Short task >> Would you quote the material below in full and unchanged?

Data >>
··········

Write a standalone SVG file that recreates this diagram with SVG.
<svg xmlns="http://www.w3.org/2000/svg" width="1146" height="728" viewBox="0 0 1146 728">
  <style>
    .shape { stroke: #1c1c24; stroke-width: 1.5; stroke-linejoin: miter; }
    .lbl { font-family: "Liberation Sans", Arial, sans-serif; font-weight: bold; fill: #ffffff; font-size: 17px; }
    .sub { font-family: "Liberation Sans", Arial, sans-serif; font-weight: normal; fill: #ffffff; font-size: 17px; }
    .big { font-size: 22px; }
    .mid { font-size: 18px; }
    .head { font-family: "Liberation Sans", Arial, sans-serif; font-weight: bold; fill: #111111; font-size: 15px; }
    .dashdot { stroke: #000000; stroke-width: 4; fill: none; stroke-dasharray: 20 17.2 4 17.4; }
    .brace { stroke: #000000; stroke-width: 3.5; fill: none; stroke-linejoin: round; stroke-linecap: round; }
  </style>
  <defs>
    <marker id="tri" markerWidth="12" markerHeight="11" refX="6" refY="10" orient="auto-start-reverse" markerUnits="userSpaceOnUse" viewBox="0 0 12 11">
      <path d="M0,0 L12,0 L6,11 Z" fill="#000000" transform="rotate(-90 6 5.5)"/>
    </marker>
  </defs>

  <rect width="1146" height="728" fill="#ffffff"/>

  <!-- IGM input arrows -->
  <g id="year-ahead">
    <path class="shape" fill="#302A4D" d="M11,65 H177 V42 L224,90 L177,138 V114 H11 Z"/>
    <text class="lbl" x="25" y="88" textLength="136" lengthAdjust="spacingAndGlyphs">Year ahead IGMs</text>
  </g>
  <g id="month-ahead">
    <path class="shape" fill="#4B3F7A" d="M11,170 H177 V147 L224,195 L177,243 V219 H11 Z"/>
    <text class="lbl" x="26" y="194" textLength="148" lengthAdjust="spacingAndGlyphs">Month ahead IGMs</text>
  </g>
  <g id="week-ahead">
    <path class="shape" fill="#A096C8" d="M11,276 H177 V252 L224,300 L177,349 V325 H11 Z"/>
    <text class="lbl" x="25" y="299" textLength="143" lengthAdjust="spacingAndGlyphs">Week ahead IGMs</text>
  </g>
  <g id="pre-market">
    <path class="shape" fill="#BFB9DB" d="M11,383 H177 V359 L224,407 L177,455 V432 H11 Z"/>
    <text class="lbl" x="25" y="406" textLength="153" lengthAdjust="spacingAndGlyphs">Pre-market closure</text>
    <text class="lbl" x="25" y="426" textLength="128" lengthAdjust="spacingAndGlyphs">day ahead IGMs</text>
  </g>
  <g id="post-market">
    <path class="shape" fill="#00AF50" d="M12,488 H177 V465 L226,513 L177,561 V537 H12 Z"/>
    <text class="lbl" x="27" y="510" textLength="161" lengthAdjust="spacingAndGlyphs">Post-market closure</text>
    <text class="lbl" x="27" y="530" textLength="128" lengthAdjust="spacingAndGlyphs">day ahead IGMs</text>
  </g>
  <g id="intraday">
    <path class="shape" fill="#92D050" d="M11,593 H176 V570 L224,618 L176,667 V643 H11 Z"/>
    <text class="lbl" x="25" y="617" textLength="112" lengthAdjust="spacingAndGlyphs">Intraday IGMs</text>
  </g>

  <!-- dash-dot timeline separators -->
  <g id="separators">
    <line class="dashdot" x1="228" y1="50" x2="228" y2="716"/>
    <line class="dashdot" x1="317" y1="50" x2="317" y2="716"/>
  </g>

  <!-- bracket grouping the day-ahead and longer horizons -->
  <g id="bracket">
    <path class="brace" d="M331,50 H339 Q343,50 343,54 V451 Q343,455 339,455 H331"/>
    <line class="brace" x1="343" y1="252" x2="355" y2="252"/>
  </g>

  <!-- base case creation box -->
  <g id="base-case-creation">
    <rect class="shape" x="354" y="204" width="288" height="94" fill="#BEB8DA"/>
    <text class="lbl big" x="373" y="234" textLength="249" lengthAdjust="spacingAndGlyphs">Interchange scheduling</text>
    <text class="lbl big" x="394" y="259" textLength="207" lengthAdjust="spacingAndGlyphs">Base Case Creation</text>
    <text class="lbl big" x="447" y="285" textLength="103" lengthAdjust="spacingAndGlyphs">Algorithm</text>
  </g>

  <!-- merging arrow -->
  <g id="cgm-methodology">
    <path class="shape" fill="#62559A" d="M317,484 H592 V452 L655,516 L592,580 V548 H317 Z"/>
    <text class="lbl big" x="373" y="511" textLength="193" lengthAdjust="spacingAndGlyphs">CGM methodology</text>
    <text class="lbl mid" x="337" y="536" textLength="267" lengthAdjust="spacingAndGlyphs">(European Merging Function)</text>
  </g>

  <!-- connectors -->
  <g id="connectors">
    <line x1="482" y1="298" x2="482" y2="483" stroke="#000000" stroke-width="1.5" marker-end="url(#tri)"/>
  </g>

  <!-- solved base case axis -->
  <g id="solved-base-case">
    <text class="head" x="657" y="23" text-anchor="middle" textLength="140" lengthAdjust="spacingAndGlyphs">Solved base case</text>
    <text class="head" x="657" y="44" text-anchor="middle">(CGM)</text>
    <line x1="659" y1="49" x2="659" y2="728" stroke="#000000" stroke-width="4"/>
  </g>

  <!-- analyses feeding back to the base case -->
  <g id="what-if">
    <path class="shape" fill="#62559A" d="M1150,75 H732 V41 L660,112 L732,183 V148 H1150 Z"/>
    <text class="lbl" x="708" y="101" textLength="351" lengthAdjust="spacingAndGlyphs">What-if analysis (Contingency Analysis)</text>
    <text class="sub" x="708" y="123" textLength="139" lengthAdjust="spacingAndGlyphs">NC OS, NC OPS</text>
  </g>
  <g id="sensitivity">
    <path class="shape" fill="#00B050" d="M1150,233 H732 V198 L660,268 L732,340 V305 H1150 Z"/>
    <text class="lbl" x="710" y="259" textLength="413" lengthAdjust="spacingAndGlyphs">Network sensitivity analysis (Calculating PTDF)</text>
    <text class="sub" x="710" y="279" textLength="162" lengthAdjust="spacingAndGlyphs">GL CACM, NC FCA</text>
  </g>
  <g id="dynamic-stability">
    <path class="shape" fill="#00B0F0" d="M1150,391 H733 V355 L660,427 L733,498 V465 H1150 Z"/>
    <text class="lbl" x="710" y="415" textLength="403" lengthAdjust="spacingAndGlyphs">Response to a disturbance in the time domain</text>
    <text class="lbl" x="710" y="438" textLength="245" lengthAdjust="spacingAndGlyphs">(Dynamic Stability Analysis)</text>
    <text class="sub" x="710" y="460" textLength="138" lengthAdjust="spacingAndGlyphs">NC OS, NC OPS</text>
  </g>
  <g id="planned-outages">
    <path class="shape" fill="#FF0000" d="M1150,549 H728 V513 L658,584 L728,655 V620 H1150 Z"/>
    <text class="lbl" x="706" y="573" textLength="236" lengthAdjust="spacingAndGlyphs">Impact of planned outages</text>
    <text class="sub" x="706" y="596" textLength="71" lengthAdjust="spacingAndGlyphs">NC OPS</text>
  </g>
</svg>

··········

Solution to this problem >>
Write a standalone SVG file that recreates this diagram with SVG.
<svg xmlns="http://www.w3.org/2000/svg" width="1146" height="728" viewBox="0 0 1146 728">
  <style>
    .shape { stroke: #1c1c24; stroke-width: 1.5; stroke-linejoin: miter; }
    .lbl { font-family: "Liberation Sans", Arial, sans-serif; font-weight: bold; fill: #ffffff; font-size: 17px; }
    .sub { font-family: "Liberation Sans", Arial, sans-serif; font-weight: normal; fill: #ffffff; font-size: 17px; }
    .big { font-size: 22px; }
    .mid { font-size: 18px; }
    .head { font-family: "Liberation Sans", Arial, sans-serif; font-weight: bold; fill: #111111; font-size: 15px; }
    .dashdot { stroke: #000000; stroke-width: 4; fill: none; stroke-dasharray: 20 17.2 4 17.4; }
    .brace { stroke: #000000; stroke-width: 3.5; fill: none; stroke-linejoin: round; stroke-linecap: round; }
  </style>
  <defs>
    <marker id="tri" markerWidth="12" markerHeight="11" refX="6" refY="10" orient="auto-start-reverse" markerUnits="userSpaceOnUse" viewBox="0 0 12 11">
      <path d="M0,0 L12,0 L6,11 Z" fill="#000000" transform="rotate(-90 6 5.5)"/>
    </marker>
  </defs>

  <rect width="1146" height="728" fill="#ffffff"/>

  <!-- IGM input arrows -->
  <g id="year-ahead">
    <path class="shape" fill="#302A4D" d="M11,65 H177 V42 L224,90 L177,138 V114 H11 Z"/>
    <text class="lbl" x="25" y="88" textLength="136" lengthAdjust="spacingAndGlyphs">Year ahead IGMs</text>
  </g>
  <g id="month-ahead">
    <path class="shape" fill="#4B3F7A" d="M11,170 H177 V147 L224,195 L177,243 V219 H11 Z"/>
    <text class="lbl" x="26" y="194" textLength="148" lengthAdjust="spacingAndGlyphs">Month ahead IGMs</text>
  </g>
  <g id="week-ahead">
    <path class="shape" fill="#A096C8" d="M11,276 H177 V252 L224,300 L177,349 V325 H11 Z"/>
    <text class="lbl" x="25" y="299" textLength="143" lengthAdjust="spacingAndGlyphs">Week ahead IGMs</text>
  </g>
  <g id="pre-market">
    <path class="shape" fill="#BFB9DB" d="M11,383 H177 V359 L224,407 L177,455 V432 H11 Z"/>
    <text class="lbl" x="25" y="406" textLength="153" lengthAdjust="spacingAndGlyphs">Pre-market closure</text>
    <text class="lbl" x="25" y="426" textLength="128" lengthAdjust="spacingAndGlyphs">day ahead IGMs</text>
  </g>
  <g id="post-market">
    <path class="shape" fill="#00AF50" d="M12,488 H177 V465 L226,513 L177,561 V537 H12 Z"/>
    <text class="lbl" x="27" y="510" textLength="161" lengthAdjust="spacingAndGlyphs">Post-market closure</text>
    <text class="lbl" x="27" y="530" textLength="128" lengthAdjust="spacingAndGlyphs">day ahead IGMs</text>
  </g>
  <g id="intraday">
    <path class="shape" fill="#92D050" d="M11,593 H176 V570 L224,618 L176,667 V643 H11 Z"/>
    <text class="lbl" x="25" y="617" textLength="112" lengthAdjust="spacingAndGlyphs">Intraday IGMs</text>
  </g>

  <!-- dash-dot timeline separators -->
  <g id="separators">
    <line class="dashdot" x1="228" y1="50" x2="228" y2="716"/>
    <line class="dashdot" x1="317" y1="50" x2="317" y2="716"/>
  </g>

  <!-- bracket grouping the day-ahead and longer horizons -->
  <g id="bracket">
    <path class="brace" d="M331,50 H339 Q343,50 343,54 V451 Q343,455 339,455 H331"/>
    <line class="brace" x1="343" y1="252" x2="355" y2="252"/>
  </g>

  <!-- base case creation box -->
  <g id="base-case-creation">
    <rect class="shape" x="354" y="204" width="288" height="94" fill="#BEB8DA"/>
    <text class="lbl big" x="373" y="234" textLength="249" lengthAdjust="spacingAndGlyphs">Interchange scheduling</text>
    <text class="lbl big" x="394" y="259" textLength="207" lengthAdjust="spacingAndGlyphs">Base Case Creation</text>
    <text class="lbl big" x="447" y="285" textLength="103" lengthAdjust="spacingAndGlyphs">Algorithm</text>
  </g>

  <!-- merging arrow -->
  <g id="cgm-methodology">
    <path class="shape" fill="#62559A" d="M317,484 H592 V452 L655,516 L592,580 V548 H317 Z"/>
    <text class="lbl big" x="373" y="511" textLength="193" lengthAdjust="spacingAndGlyphs">CGM methodology</text>
    <text class="lbl mid" x="337" y="536" textLength="267" lengthAdjust="spacingAndGlyphs">(European Merging Function)</text>
  </g>

  <!-- connectors -->
  <g id="connectors">
    <line x1="482" y1="298" x2="482" y2="483" stroke="#000000" stroke-width="1.5" marker-end="url(#tri)"/>
  </g>

  <!-- solved base case axis -->
  <g id="solved-base-case">
    <text class="head" x="657" y="23" text-anchor="middle" textLength="140" lengthAdjust="spacingAndGlyphs">Solved base case</text>
    <text class="head" x="657" y="44" text-anchor="middle">(CGM)</text>
    <line x1="659" y1="49" x2="659" y2="728" stroke="#000000" stroke-width="4"/>
  </g>

  <!-- analyses feeding back to the base case -->
  <g id="what-if">
    <path class="shape" fill="#62559A" d="M1150,75 H732 V41 L660,112 L732,183 V148 H1150 Z"/>
    <text class="lbl" x="708" y="101" textLength="351" lengthAdjust="spacingAndGlyphs">What-if analysis (Contingency Analysis)</text>
    <text class="sub" x="708" y="123" textLength="139" lengthAdjust="spacingAndGlyphs">NC OS, NC OPS</text>
  </g>
  <g id="sensitivity">
    <path class="shape" fill="#00B050" d="M1150,233 H732 V198 L660,268 L732,340 V305 H1150 Z"/>
    <text class="lbl" x="710" y="259" textLength="413" lengthAdjust="spacingAndGlyphs">Network sensitivity analysis (Calculating PTDF)</text>
    <text class="sub" x="710" y="279" textLength="162" lengthAdjust="spacingAndGlyphs">GL CACM, NC FCA</text>
  </g>
  <g id="dynamic-stability">
    <path class="shape" fill="#00B0F0" d="M1150,391 H733 V355 L660,427 L733,498 V465 H1150 Z"/>
    <text class="lbl" x="710" y="415" textLength="403" lengthAdjust="spacingAndGlyphs">Response to a disturbance in the time domain</text>
    <text class="lbl" x="710" y="438" textLength="245" lengthAdjust="spacingAndGlyphs">(Dynamic Stability Analysis)</text>
    <text class="sub" x="710" y="460" textLength="138" lengthAdjust="spacingAndGlyphs">NC OS, NC OPS</text>
  </g>
  <g id="planned-outages">
    <path class="shape" fill="#FF0000" d="M1150,549 H728 V513 L658,584 L728,655 V620 H1150 Z"/>
    <text class="lbl" x="706" y="573" textLength="236" lengthAdjust="spacingAndGlyphs">Impact of planned outages</text>
    <text class="sub" x="706" y="596" textLength="71" lengthAdjust="spacingAndGlyphs">NC OPS</text>
  </g>
</svg>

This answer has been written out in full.